The Matagorda Island trip is in the books as they say. What a trip we had on Friday – you know the old adage – clear and beautiful – well we didn't have the clear part – it was cloudy and breezy all day, but it was a wonderful day. That is if you call losing your hat and lens cover in the Inter Coastal(IC) Waterway a good day. Both were retrieved and the hat was worn while we walked the Island. After some cleaning, the IC is salty, the lens cap also works. That is more than Alan, our son, can say about his lens cap because he did not find his, but mine floated.

We were not on the water two or three minutes before we say the Osprey having breakfast. It only got better from there – with 10 Whooping Cranes over about a fifteen minute ride on the water. The same travel on the road is about 25 – 30 minutes because of no direct route. We then came back up the IC and started out in the Bay – NOT the Gulf. It is hard to keep track of what the water is when there are three different names and not the same place. The IC is along the shore – mostly channels dredged to facilitate barge and freight traffic. The Bay is outside the IC but inside the barrier islands, Matagorda is a barrier island. Then you have the Gulf outside that. The fellow who was giving us the tour said the IC goes from Brownsville, TX up to ME around FL.

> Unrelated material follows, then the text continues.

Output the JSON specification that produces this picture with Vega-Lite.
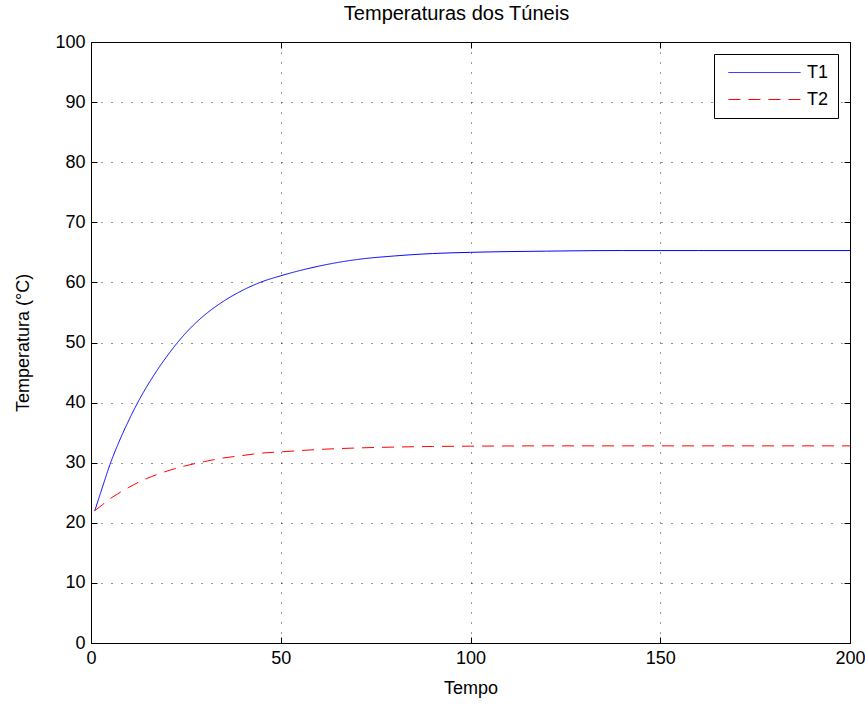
{
  "$schema": "https://vega.github.io/schema/vega-lite/v6.json",
  "width": 759,
  "height": 601,
  "autosize": {"type": "none"},
  "padding": {"left": 91, "top": 42, "right": 15, "bottom": 61},
  "background": "white",
  "title": {"text": "Temperaturas dos Túneis", "font": "Liberation Sans", "fontSize": 20, "fontWeight": "normal", "color": "black", "offset": 9, "dx": -14},
  "config": {
    "view": {"stroke": "black", "strokeWidth": 1},
    "font": "Liberation Sans",
    "axis": {
      "labelFont": "Liberation Sans", "labelFontSize": 18, "labelColor": "black",
      "titleFont": "Liberation Sans", "titleFontSize": 18, "titleFontWeight": "normal", "titleColor": "black",
      "domain": false, "tickColor": "black", "tickSize": -6, "tickWidth": 1, "labelFlush": false,
      "grid": true, "gridColor": "black", "gridDash": [1, 9], "gridOpacity": 0.8
    }
  },
  "data": {"values": [
    {"t": 1, "s": "T1", "v": 22.0}, {"t": 3, "s": "T1", "v": 25.9}, {"t": 5, "s": "T1", "v": 29.7},
    {"t": 7, "s": "T1", "v": 32.9}, {"t": 10, "s": "T1", "v": 37.1}, {"t": 13, "s": "T1", "v": 40.8},
    {"t": 16, "s": "T1", "v": 44.0}, {"t": 20, "s": "T1", "v": 47.7}, {"t": 25, "s": "T1", "v": 51.6},
    {"t": 30, "s": "T1", "v": 54.6}, {"t": 35, "s": "T1", "v": 56.9}, {"t": 40, "s": "T1", "v": 58.7},
    {"t": 45, "s": "T1", "v": 60.1}, {"t": 50, "s": "T1", "v": 61.1}, {"t": 60, "s": "T1", "v": 62.7},
    {"t": 70, "s": "T1", "v": 63.8}, {"t": 80, "s": "T1", "v": 64.4}, {"t": 90, "s": "T1", "v": 64.8},
    {"t": 100, "s": "T1", "v": 65.0}, {"t": 120, "s": "T1", "v": 65.2}, {"t": 140, "s": "T1", "v": 65.3},
    {"t": 160, "s": "T1", "v": 65.3}, {"t": 200, "s": "T1", "v": 65.3},
    {"t": 1, "s": "T2", "v": 22.0}, {"t": 3, "s": "T2", "v": 23.0}, {"t": 5, "s": "T2", "v": 24.0},
    {"t": 7, "s": "T2", "v": 24.8}, {"t": 10, "s": "T2", "v": 25.9}, {"t": 13, "s": "T2", "v": 26.9},
    {"t": 16, "s": "T2", "v": 27.7}, {"t": 20, "s": "T2", "v": 28.6}, {"t": 25, "s": "T2", "v": 29.5},
    {"t": 30, "s": "T2", "v": 30.2}, {"t": 35, "s": "T2", "v": 30.8}, {"t": 40, "s": "T2", "v": 31.2},
    {"t": 45, "s": "T2", "v": 31.6}, {"t": 50, "s": "T2", "v": 31.8}, {"t": 60, "s": "T2", "v": 32.2},
    {"t": 70, "s": "T2", "v": 32.45}, {"t": 80, "s": "T2", "v": 32.6}, {"t": 90, "s": "T2", "v": 32.7},
    {"t": 100, "s": "T2", "v": 32.75}, {"t": 120, "s": "T2", "v": 32.8}, {"t": 140, "s": "T2", "v": 32.8},
    {"t": 160, "s": "T2", "v": 32.8}, {"t": 200, "s": "T2", "v": 32.8}
  ]},
  "layer": [
    {
      "mark": {"type": "line", "strokeWidth": 1, "interpolate": "monotone"},
      "encoding": {
        "x": {"field": "t", "type": "quantitative", "scale": {"domain": [0, 200], "nice": false},
              "axis": {"title": "Tempo", "values": [0, 50, 100, 150, 200], "labelPadding": 12, "titlePadding": 12}},
        "y": {"field": "v", "type": "quantitative", "scale": {"domain": [0, 100], "nice": false},
              "axis": {"title": "Temperatura (°C)", "values": [0, 10, 20, 30, 40, 50, 60, 70, 80, 90, 100], "labelPadding": 12, "titlePadding": 22}},
        "color": {"field": "s", "type": "nominal", "scale": {"domain": ["T1", "T2"], "range": ["#0000ff", "#ff0000"]},
                  "legend": {"title": null, "orient": "none", "legendX": 623, "legendY": 12, "symbolType": "M-0.45,0H7.55", "symbolSize": 324, "symbolStrokeWidth": 1,
                             "labelFontSize": 18, "labelFont": "Liberation Sans", "labelColor": "black", "labelOffset": 65, "rowPadding": 8,
                             "padding": 9, "strokeColor": "black", "fillColor": "white", "cornerRadius": 0}},
        "strokeDash": {"field": "s", "type": "nominal", "scale": {"domain": ["T1", "T2"], "range": [[1, 0], [12, 8]]}}
      }
    },
    {
      "mark": {"type": "point", "opacity": 0},
      "encoding": {
        "x": {"field": "t", "type": "quantitative", "axis": {"orient": "top", "title": null, "labels": false, "grid": false, "values": [0, 50, 100, 150, 200]}},
        "y": {"field": "v", "type": "quantitative", "axis": {"orient": "right", "title": null, "labels": false, "grid": false, "values": [0, 10, 20, 30, 40, 50, 60, 70, 80, 90, 100]}}
      }
    }
  ],
  "resolve": {"axis": {"x": "independent", "y": "independent"}}
}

Once we were in the Bay we say a number of different water fowl. At one point we saw more than 200-300 White Pelicans and then a little farther along 300-500 Cormorants. A number of Dolphin, no good pictures, were seen in different places. The best picture I have is the fin or tail on one and the back of another one. When we arrived at the Island we took off our shoes and waded ashore.

We landed on a beach on the Bay side where the Island is only 300 to 400 yards across to the Gulf side. The Island is jointly owned by the government and the state. It is 38 miles long and we crossed in the narrowest place with the maximum width 4.5 miles. After walking across we went up the beach – you could call us beachcombers, about two miles. Miriam came back with a number of shells and sand dollars. Nothing in the way of value was found, but our granddaughters will love the shells. Ann, DO NOT kill the messenger.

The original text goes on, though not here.